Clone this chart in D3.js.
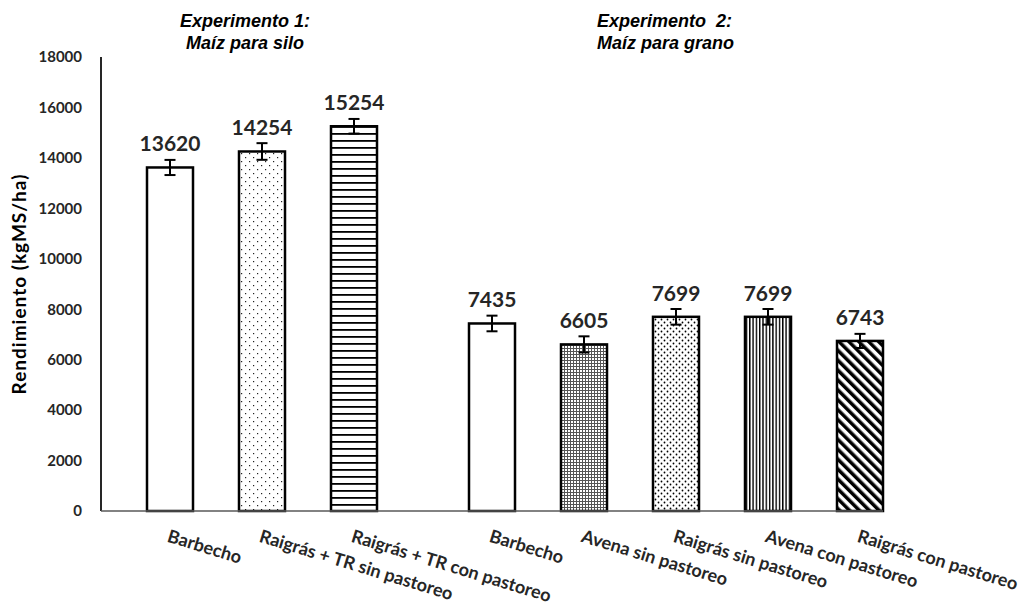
<!DOCTYPE html>
<html><head><meta charset="utf-8">
<script src="https://cdn.jsdelivr.net/npm/d3@7"></script>
<style>
html,body{margin:0;padding:0;background:#fff;}
svg{display:block;}
</style></head>
<body>
<svg id="chart" width="1025" height="609"></svg>
<script>
// ---- data ----
const exp1Categories = ["Barbecho", "Raigrás + TR sin pastoreo", "Raigrás + TR con pastoreo"];
const exp1Values = [13620, 14254, 15254];
const exp1Errors = [300, 330, 290];
const exp1Patterns = ["none", "dotsSparse", "hLines"];

const exp2Categories = ["Barbecho", "Avena sin pastoreo", "Raigrás sin pastoreo", "Avena con pastoreo", "Raigrás con pastoreo"];
const exp2Values = [7435, 6605, 7699, 7699, 6743];
const exp2Errors = [310, 320, 310, 310, 280];
const exp2Patterns = ["none", "dotsDense", "dotsMedium", "vLines", "diag"];

const yTicks = [0, 2000, 4000, 6000, 8000, 10000, 12000, 14000, 16000, 18000];
const yTitle = "Rendimiento (kgMS/ha)";
const titles1 = ["Experimento 1:", "Maíz para silo"];
const titles2 = ["Experimento  2:", "Maíz para grano"];

// ---- layout ----
const svg = d3.select("#chart");
const x0 = 101, x1 = 883, yBottom = 511, yTop = 57;
const nSlots = 17;

const bars = [];
exp1Categories.forEach((c, i) => bars.push({cat: c, value: exp1Values[i], err: exp1Errors[i], pat: exp1Patterns[i], slot: 1 + 2 * i}));
exp2Categories.forEach((c, i) => bars.push({cat: c, value: exp2Values[i], err: exp2Errors[i], pat: exp2Patterns[i], slot: 8 + 2 * i}));

const x = d3.scaleBand().domain(d3.range(nSlots)).range([x0, x1]).padding(0);
const y = d3.scaleLinear().domain([0, 18000]).range([yBottom, yTop]);

// ---- patterns ----
const defs = svg.append("defs");
function pat(id, w, h, transform) {
  const p = defs.append("pattern").attr("id", id).attr("patternUnits", "userSpaceOnUse")
    .attr("width", w).attr("height", h);
  if (transform) p.attr("patternTransform", transform);
  p.append("rect").attr("width", w).attr("height", h).attr("fill", "#fff");
  return p;
}
let p;
p = pat("dotsSparse", 8, 8);
p.append("rect").attr("x", 1).attr("y", 1).attr("width", 1.2).attr("height", 1.2).attr("fill", "#222");
p.append("rect").attr("x", 5).attr("y", 5).attr("width", 1.2).attr("height", 1.2).attr("fill", "#222");

p = pat("hLines", 10, 7);
p.append("rect").attr("x", 0).attr("y", 0).attr("width", 10).attr("height", 1.8).attr("fill", "#000");

p = pat("dotsDense", 3, 3);
p.append("rect").attr("x", 0).attr("y", 0).attr("width", 3).attr("height", 1).attr("fill", "#555");
p.append("rect").attr("x", 0).attr("y", 0).attr("width", 1).attr("height", 3).attr("fill", "#555");

p = pat("dotsMedium", 6, 6);
p.append("circle").attr("cx", 1.5).attr("cy", 1.5).attr("r", 0.9).attr("fill", "#000");
p.append("circle").attr("cx", 4.5).attr("cy", 4.5).attr("r", 0.9).attr("fill", "#000");

p = pat("vLines", 3.3, 10);
p.append("rect").attr("x", 0).attr("y", 0).attr("width", 1.4).attr("height", 10).attr("fill", "#000");

p = pat("diag", 7, 7, "rotate(-45)");
p.append("rect").attr("x", 0).attr("y", 0).attr("width", 3.5).attr("height", 7).attr("fill", "#000");

// ---- axes ----
const yAxis = d3.axisLeft(y).tickValues(yTicks).tickSize(0).tickPadding(19).tickFormat(d3.format("d"));
const gy = svg.append("g").attr("transform", `translate(${x0},0)`).call(yAxis);
gy.select(".domain").remove();
gy.selectAll("text").attr("font-family", "Lato").attr("font-weight", "bold")
  .attr("font-size", 15).attr("fill", "#262626");

svg.append("line").attr("x1", x0).attr("x2", x0).attr("y1", y(18000)).attr("y2", y(0))
  .attr("stroke", "#262626").attr("stroke-width", 2);

// ---- bars ----
const g = svg.append("g");
g.selectAll("rect.bar").data(bars).join("rect").attr("class", "bar")
  .attr("x", d => x(d.slot)).attr("width", x.bandwidth())
  .attr("y", d => y(d.value)).attr("height", d => y(0) - y(d.value))
  .attr("fill", d => d.pat === "none" ? "#fff" : `url(#${d.pat})`)
  .attr("stroke", "#000").attr("stroke-width", 2.5);

// x axis line
svg.append("line").attr("x1", x0).attr("x2", x1).attr("y1", y(0)).attr("y2", y(0))
  .attr("stroke", "#595959").attr("stroke-width", 1.5);

// error bars
const cap = 5.5;
const cx = d => x(d.slot) + x.bandwidth() / 2;
const eb = g.selectAll("g.err").data(bars).join("g").attr("class", "err")
  .attr("stroke", "#000").attr("stroke-width", 2);
eb.append("line").attr("x1", cx).attr("x2", cx)
  .attr("y1", d => y(d.value + d.err)).attr("y2", d => y(d.value - d.err));
eb.append("line").attr("x1", d => cx(d) - cap).attr("x2", d => cx(d) + cap)
  .attr("y1", d => y(d.value + d.err)).attr("y2", d => y(d.value + d.err));
eb.append("line").attr("x1", d => cx(d) - cap).attr("x2", d => cx(d) + cap)
  .attr("y1", d => y(d.value - d.err)).attr("y2", d => y(d.value - d.err));

// value labels
g.selectAll("text.val").data(bars).join("text").attr("class", "val")
  .attr("x", cx).attr("y", d => y(d.value) - 16)
  .attr("text-anchor", "middle").attr("font-family", "Lato").attr("font-weight", "bold")
  .attr("font-size", 21).attr("fill", "#262626").text(d => d.value);

// category labels
g.selectAll("text.cat").data(bars).join("text").attr("class", "cat")
  .attr("transform", d => `translate(${cx(d)},529) rotate(17)`)
  .attr("x", 0).attr("y", 13)
  .attr("text-anchor", "start").attr("font-family", "Lato").attr("font-weight", "bold")
  .attr("font-size", 18).attr("fill", "#262626").text(d => d.cat);

// y title
svg.append("text").attr("transform", `translate(26,${(y(0) + y(18000)) / 2}) rotate(-90)`)
  .attr("text-anchor", "middle").attr("font-family", "Lato").attr("font-weight", "bold")
  .attr("font-size", 19).attr("letter-spacing", 1).attr("fill", "#000").text(yTitle);

// experiment titles
const tf = "'Liberation Sans', Arial, sans-serif";
titles1.forEach((t, i) => svg.append("text").attr("x", 245).attr("y", 27 + 22 * i)
  .attr("text-anchor", "middle").attr("font-family", tf).attr("font-weight", "bold")
  .attr("font-style", "italic").attr("font-size", 18).attr("fill", "#000")
  .style("white-space", "pre").text(t));
titles2.forEach((t, i) => svg.append("text").attr("x", 597).attr("y", 27 + 22 * i)
  .attr("text-anchor", "start").attr("font-family", tf).attr("font-weight", "bold")
  .attr("font-style", "italic").attr("font-size", 18).attr("fill", "#000")
  .style("white-space", "pre").text(t));
</script>
</body></html>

________

Aim of the exercise:
Without the pictures, transcribe the listing above exactly.

Task solution:
Clone this chart in D3.js.
<!DOCTYPE html>
<html><head><meta charset="utf-8">
<script src="https://cdn.jsdelivr.net/npm/d3@7"></script>
<style>
html,body{margin:0;padding:0;background:#fff;}
svg{display:block;}
</style></head>
<body>
<svg id="chart" width="1025" height="609"></svg>
<script>
// ---- data ----
const exp1Categories = ["Barbecho", "Raigrás + TR sin pastoreo", "Raigrás + TR con pastoreo"];
const exp1Values = [13620, 14254, 15254];
const exp1Errors = [300, 330, 290];
const exp1Patterns = ["none", "dotsSparse", "hLines"];

const exp2Categories = ["Barbecho", "Avena sin pastoreo", "Raigrás sin pastoreo", "Avena con pastoreo", "Raigrás con pastoreo"];
const exp2Values = [7435, 6605, 7699, 7699, 6743];
const exp2Errors = [310, 320, 310, 310, 280];
const exp2Patterns = ["none", "dotsDense", "dotsMedium", "vLines", "diag"];

const yTicks = [0, 2000, 4000, 6000, 8000, 10000, 12000, 14000, 16000, 18000];
const yTitle = "Rendimiento (kgMS/ha)";
const titles1 = ["Experimento 1:", "Maíz para silo"];
const titles2 = ["Experimento  2:", "Maíz para grano"];

// ---- layout ----
const svg = d3.select("#chart");
const x0 = 101, x1 = 883, yBottom = 511, yTop = 57;
const nSlots = 17;

const bars = [];
exp1Categories.forEach((c, i) => bars.push({cat: c, value: exp1Values[i], err: exp1Errors[i], pat: exp1Patterns[i], slot: 1 + 2 * i}));
exp2Categories.forEach((c, i) => bars.push({cat: c, value: exp2Values[i], err: exp2Errors[i], pat: exp2Patterns[i], slot: 8 + 2 * i}));

const x = d3.scaleBand().domain(d3.range(nSlots)).range([x0, x1]).padding(0);
const y = d3.scaleLinear().domain([0, 18000]).range([yBottom, yTop]);

// ---- patterns ----
const defs = svg.append("defs");
function pat(id, w, h, transform) {
  const p = defs.append("pattern").attr("id", id).attr("patternUnits", "userSpaceOnUse")
    .attr("width", w).attr("height", h);
  if (transform) p.attr("patternTransform", transform);
  p.append("rect").attr("width", w).attr("height", h).attr("fill", "#fff");
  return p;
}
let p;
p = pat("dotsSparse", 8, 8);
p.append("rect").attr("x", 1).attr("y", 1).attr("width", 1.2).attr("height", 1.2).attr("fill", "#222");
p.append("rect").attr("x", 5).attr("y", 5).attr("width", 1.2).attr("height", 1.2).attr("fill", "#222");

p = pat("hLines", 10, 7);
p.append("rect").attr("x", 0).attr("y", 0).attr("width", 10).attr("height", 1.8).attr("fill", "#000");

p = pat("dotsDense", 3, 3);
p.append("rect").attr("x", 0).attr("y", 0).attr("width", 3).attr("height", 1).attr("fill", "#555");
p.append("rect").attr("x", 0).attr("y", 0).attr("width", 1).attr("height", 3).attr("fill", "#555");

p = pat("dotsMedium", 6, 6);
p.append("circle").attr("cx", 1.5).attr("cy", 1.5).attr("r", 0.9).attr("fill", "#000");
p.append("circle").attr("cx", 4.5).attr("cy", 4.5).attr("r", 0.9).attr("fill", "#000");

p = pat("vLines", 3.3, 10);
p.append("rect").attr("x", 0).attr("y", 0).attr("width", 1.4).attr("height", 10).attr("fill", "#000");

p = pat("diag", 7, 7, "rotate(-45)");
p.append("rect").attr("x", 0).attr("y", 0).attr("width", 3.5).attr("height", 7).attr("fill", "#000");

// ---- axes ----
const yAxis = d3.axisLeft(y).tickValues(yTicks).tickSize(0).tickPadding(19).tickFormat(d3.format("d"));
const gy = svg.append("g").attr("transform", `translate(${x0},0)`).call(yAxis);
gy.select(".domain").remove();
gy.selectAll("text").attr("font-family", "Lato").attr("font-weight", "bold")
  .attr("font-size", 15).attr("fill", "#262626");

svg.append("line").attr("x1", x0).attr("x2", x0).attr("y1", y(18000)).attr("y2", y(0))
  .attr("stroke", "#262626").attr("stroke-width", 2);

// ---- bars ----
const g = svg.append("g");
g.selectAll("rect.bar").data(bars).join("rect").attr("class", "bar")
  .attr("x", d => x(d.slot)).attr("width", x.bandwidth())
  .attr("y", d => y(d.value)).attr("height", d => y(0) - y(d.value))
  .attr("fill", d => d.pat === "none" ? "#fff" : `url(#${d.pat})`)
  .attr("stroke", "#000").attr("stroke-width", 2.5);

// x axis line
svg.append("line").attr("x1", x0).attr("x2", x1).attr("y1", y(0)).attr("y2", y(0))
  .attr("stroke", "#595959").attr("stroke-width", 1.5);

// error bars
const cap = 5.5;
const cx = d => x(d.slot) + x.bandwidth() / 2;
const eb = g.selectAll("g.err").data(bars).join("g").attr("class", "err")
  .attr("stroke", "#000").attr("stroke-width", 2);
eb.append("line").attr("x1", cx).attr("x2", cx)
  .attr("y1", d => y(d.value + d.err)).attr("y2", d => y(d.value - d.err));
eb.append("line").attr("x1", d => cx(d) - cap).attr("x2", d => cx(d) + cap)
  .attr("y1", d => y(d.value + d.err)).attr("y2", d => y(d.value + d.err));
eb.append("line").attr("x1", d => cx(d) - cap).attr("x2", d => cx(d) + cap)
  .attr("y1", d => y(d.value - d.err)).attr("y2", d => y(d.value - d.err));

// value labels
g.selectAll("text.val").data(bars).join("text").attr("class", "val")
  .attr("x", cx).attr("y", d => y(d.value) - 16)
  .attr("text-anchor", "middle").attr("font-family", "Lato").attr("font-weight", "bold")
  .attr("font-size", 21).attr("fill", "#262626").text(d => d.value);

// category labels
g.selectAll("text.cat").data(bars).join("text").attr("class", "cat")
  .attr("transform", d => `translate(${cx(d)},529) rotate(17)`)
  .attr("x", 0).attr("y", 13)
  .attr("text-anchor", "start").attr("font-family", "Lato").attr("font-weight", "bold")
  .attr("font-size", 18).attr("fill", "#262626").text(d => d.cat);

// y title
svg.append("text").attr("transform", `translate(26,${(y(0) + y(18000)) / 2}) rotate(-90)`)
  .attr("text-anchor", "middle").attr("font-family", "Lato").attr("font-weight", "bold")
  .attr("font-size", 19).attr("letter-spacing", 1).attr("fill", "#000").text(yTitle);

// experiment titles
const tf = "'Liberation Sans', Arial, sans-serif";
titles1.forEach((t, i) => svg.append("text").attr("x", 245).attr("y", 27 + 22 * i)
  .attr("text-anchor", "middle").attr("font-family", tf).attr("font-weight", "bold")
  .attr("font-style", "italic").attr("font-size", 18).attr("fill", "#000")
  .style("white-space", "pre").text(t));
titles2.forEach((t, i) => svg.append("text").attr("x", 597).attr("y", 27 + 22 * i)
  .attr("text-anchor", "start").attr("font-family", tf).attr("font-weight", "bold")
  .attr("font-style", "italic").attr("font-size", 18).attr("fill", "#000")
  .style("white-space", "pre").text(t));
</script>
</body></html>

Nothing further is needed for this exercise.